Tuesday, June 4, 2019

Blu-ray/DVD/digital release of the 1984 Merchant/Ivory classic, THE BOSTONIANS

One of the more profound if unsettling experiences I've had watching a movie of late came as I viewed the new 4K restoration of the James Ivory/Ismail Merchant film, THE BOSTONIANS, adapted by Ruth Prawer Jhabvala from the Henry James novel. Both of these feelings arose while watching and hearing fledgling actress Madeleine Potter (shown below: this was but her second role, and she is extraordinary) rouse an audience to high fervor regarding the need and reason for equality for women. (The film takes place in 1875 in both Massachusetts and New York.)

The power of those words and of their delivery by Ms Potter are fierce, but TrustMovies unsettled feeling came from the unpleasant realization of how very far we are today from anything remotely approaching equality between the sexes. When this film was first released theatrically in 1984, America seemed to be able to rest easy, still basking in the triumph of Roe vs Wade and in how far it seemed that women had come over the past couple of decades. Well, never rest easy, right?

In fact, when I initially saw the film back in the mid 1980s, I found it less than compelling, perhaps for the very reason that it seemed somehow out of date. Viewing it now, in the era of Donald Trump, and the South's rise again in everything from bigotry and white supremacy to the more and more stringent anti-abortion "laws," it could not be more timely or important.

Nor, in fact, could The Bostonians' other theme of that ever-present struggle in women between the need for love and security and the competing desire for independence and power over one's body, spirit and life. That struggle is shown in fine form here via Verena Tarrant (the Potter character) and her attraction to Basil Ransome, the handsome Southern gentleman, played very well by the late Christopher Reeve (above), in one of his better non-Superman roles.

The attraction is plain and clear for both characters, but it takes most of the movie before Verena can understand her own needs well enough to act on them. And that is the great strength and finally the unfortunate weakness of the film. The second half begins to seem a bit repetitive and so loses some of its steam -- before gaining most of this back in the final few minutes.

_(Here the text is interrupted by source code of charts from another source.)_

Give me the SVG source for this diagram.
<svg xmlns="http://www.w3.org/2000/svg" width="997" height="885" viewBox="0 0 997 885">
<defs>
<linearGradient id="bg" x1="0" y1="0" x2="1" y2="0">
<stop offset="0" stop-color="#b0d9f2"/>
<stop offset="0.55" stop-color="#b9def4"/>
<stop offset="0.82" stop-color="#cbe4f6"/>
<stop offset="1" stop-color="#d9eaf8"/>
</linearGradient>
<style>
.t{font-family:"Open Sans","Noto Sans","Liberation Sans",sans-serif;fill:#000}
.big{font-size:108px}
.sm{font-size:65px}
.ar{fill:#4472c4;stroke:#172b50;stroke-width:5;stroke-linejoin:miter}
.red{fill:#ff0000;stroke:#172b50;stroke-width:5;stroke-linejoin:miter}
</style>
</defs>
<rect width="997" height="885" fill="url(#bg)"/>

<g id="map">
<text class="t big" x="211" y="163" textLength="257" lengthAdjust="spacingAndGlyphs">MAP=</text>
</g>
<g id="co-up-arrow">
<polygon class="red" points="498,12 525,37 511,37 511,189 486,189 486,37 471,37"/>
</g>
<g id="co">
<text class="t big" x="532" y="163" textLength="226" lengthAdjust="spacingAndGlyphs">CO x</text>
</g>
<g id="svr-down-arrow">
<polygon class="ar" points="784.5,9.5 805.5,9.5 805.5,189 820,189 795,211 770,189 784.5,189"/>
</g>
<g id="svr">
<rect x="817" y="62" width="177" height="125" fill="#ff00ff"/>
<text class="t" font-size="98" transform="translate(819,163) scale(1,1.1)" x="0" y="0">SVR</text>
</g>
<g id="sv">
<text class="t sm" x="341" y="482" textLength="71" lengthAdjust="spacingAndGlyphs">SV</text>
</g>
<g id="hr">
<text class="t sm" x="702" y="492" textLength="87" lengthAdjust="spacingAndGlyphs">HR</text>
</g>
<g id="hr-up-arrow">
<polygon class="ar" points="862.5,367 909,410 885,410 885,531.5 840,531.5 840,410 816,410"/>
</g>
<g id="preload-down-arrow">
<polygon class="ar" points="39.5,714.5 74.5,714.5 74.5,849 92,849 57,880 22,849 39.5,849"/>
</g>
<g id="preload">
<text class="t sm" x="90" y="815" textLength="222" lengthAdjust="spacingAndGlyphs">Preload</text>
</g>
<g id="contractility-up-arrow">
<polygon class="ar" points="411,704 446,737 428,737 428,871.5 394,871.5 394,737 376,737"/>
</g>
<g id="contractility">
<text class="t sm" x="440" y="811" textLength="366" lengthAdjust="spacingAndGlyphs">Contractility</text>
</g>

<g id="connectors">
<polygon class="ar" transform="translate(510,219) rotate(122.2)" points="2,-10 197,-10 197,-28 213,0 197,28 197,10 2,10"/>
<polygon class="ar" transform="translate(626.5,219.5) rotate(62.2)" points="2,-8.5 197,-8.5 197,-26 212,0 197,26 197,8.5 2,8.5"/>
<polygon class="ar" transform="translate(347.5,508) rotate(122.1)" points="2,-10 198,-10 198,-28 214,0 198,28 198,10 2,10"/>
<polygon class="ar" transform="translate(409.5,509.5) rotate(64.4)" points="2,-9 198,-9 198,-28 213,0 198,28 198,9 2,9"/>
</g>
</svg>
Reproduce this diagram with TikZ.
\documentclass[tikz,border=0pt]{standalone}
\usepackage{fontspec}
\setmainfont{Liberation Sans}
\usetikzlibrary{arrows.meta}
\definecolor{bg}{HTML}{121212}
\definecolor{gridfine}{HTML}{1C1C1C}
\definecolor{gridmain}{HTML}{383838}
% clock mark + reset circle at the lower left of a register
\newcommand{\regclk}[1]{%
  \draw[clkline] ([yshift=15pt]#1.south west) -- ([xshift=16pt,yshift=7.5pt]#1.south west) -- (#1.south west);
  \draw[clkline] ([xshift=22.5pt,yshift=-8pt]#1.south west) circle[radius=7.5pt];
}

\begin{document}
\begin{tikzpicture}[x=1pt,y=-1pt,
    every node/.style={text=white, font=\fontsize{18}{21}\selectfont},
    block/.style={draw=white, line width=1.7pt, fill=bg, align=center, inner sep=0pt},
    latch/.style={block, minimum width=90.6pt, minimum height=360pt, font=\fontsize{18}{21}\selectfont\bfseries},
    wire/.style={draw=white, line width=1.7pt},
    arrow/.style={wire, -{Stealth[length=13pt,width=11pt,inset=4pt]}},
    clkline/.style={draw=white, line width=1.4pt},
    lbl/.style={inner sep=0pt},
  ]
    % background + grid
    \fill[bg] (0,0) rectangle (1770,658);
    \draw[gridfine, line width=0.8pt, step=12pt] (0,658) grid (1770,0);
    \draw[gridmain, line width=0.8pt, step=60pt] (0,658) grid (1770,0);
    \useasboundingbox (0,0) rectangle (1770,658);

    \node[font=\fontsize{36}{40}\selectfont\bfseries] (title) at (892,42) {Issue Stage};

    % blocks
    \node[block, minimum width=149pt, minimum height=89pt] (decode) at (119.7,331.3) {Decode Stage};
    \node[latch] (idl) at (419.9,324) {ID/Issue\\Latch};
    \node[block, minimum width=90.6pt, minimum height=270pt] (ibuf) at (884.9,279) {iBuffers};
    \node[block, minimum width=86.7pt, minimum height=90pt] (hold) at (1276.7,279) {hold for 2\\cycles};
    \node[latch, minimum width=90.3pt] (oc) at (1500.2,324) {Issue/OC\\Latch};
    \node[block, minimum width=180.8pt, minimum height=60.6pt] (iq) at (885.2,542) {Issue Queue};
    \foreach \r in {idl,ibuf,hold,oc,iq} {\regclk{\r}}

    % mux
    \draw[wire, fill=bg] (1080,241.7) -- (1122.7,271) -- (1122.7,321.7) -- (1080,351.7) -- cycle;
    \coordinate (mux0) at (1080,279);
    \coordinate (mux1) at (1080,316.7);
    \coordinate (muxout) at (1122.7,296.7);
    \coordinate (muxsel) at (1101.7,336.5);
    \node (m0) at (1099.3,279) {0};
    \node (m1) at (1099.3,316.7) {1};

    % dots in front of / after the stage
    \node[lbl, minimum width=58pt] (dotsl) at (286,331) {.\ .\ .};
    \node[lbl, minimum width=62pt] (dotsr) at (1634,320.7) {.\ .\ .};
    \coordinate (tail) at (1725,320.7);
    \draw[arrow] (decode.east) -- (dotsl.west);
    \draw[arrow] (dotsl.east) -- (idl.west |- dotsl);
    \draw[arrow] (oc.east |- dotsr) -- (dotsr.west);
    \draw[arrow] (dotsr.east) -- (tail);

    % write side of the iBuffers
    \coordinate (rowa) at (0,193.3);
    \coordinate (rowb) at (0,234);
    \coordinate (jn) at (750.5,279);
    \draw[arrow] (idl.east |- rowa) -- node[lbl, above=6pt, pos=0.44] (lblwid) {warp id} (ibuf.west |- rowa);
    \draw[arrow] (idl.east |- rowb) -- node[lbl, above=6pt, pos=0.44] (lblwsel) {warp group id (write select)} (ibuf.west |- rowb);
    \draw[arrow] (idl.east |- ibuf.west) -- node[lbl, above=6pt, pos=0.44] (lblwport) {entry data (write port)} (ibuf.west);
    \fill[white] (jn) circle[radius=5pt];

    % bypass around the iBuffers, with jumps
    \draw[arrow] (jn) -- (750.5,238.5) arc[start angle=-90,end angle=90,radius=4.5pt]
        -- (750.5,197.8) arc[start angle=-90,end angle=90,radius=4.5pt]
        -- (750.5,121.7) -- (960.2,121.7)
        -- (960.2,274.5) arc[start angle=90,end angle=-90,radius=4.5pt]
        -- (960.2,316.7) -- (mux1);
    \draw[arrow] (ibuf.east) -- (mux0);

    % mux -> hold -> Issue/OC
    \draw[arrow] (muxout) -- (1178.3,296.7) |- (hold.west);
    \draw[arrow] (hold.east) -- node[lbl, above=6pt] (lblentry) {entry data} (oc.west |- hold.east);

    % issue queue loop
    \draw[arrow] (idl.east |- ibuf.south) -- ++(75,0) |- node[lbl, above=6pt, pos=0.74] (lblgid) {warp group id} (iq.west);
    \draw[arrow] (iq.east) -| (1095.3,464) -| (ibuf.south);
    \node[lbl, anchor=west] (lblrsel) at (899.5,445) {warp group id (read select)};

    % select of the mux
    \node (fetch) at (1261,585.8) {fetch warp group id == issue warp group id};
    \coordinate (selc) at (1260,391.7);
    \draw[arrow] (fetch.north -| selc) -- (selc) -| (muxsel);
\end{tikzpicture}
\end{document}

The other main attraction of The Bostonians is the great Vanessa Redgrave, above, in one of her (god, there are so many) finest roles, as Basil's northern cousin, Olive Chancellor, the stern, middle-aged woman who saw and nurtured Verena first, and has fallen hopelessly in love with her, only to see the girl slowly being pried from her arms by her own cousin. Of course, Olive can have no recognition of this forbidden love, given the time and place, not to mention her own strictured character, so she must pretend that what is going on here is everything but what we know it is.

The settings -- indoors and out -- are by turns verdantly lovely and full of elegant, Victorian too-muchness, while the terrific supporting cast includes a bevy of lip-smackingly good performers: Jessica Tandy, Wesley Addy, Nancy Marchand, Linda Hunt (below, left, and delightful indeed), and Wallace Shawn.

There is so much to savor in this wonderful new restoration that I hope you'll see the film (or see it again, as the case may be). God knows, it holds up. And then some. From the Cohen Film Collection and running 122 minutes, The Bostonians hit the street on Blu-ray, DVD and digital last month and is available now -- for purchase or rental.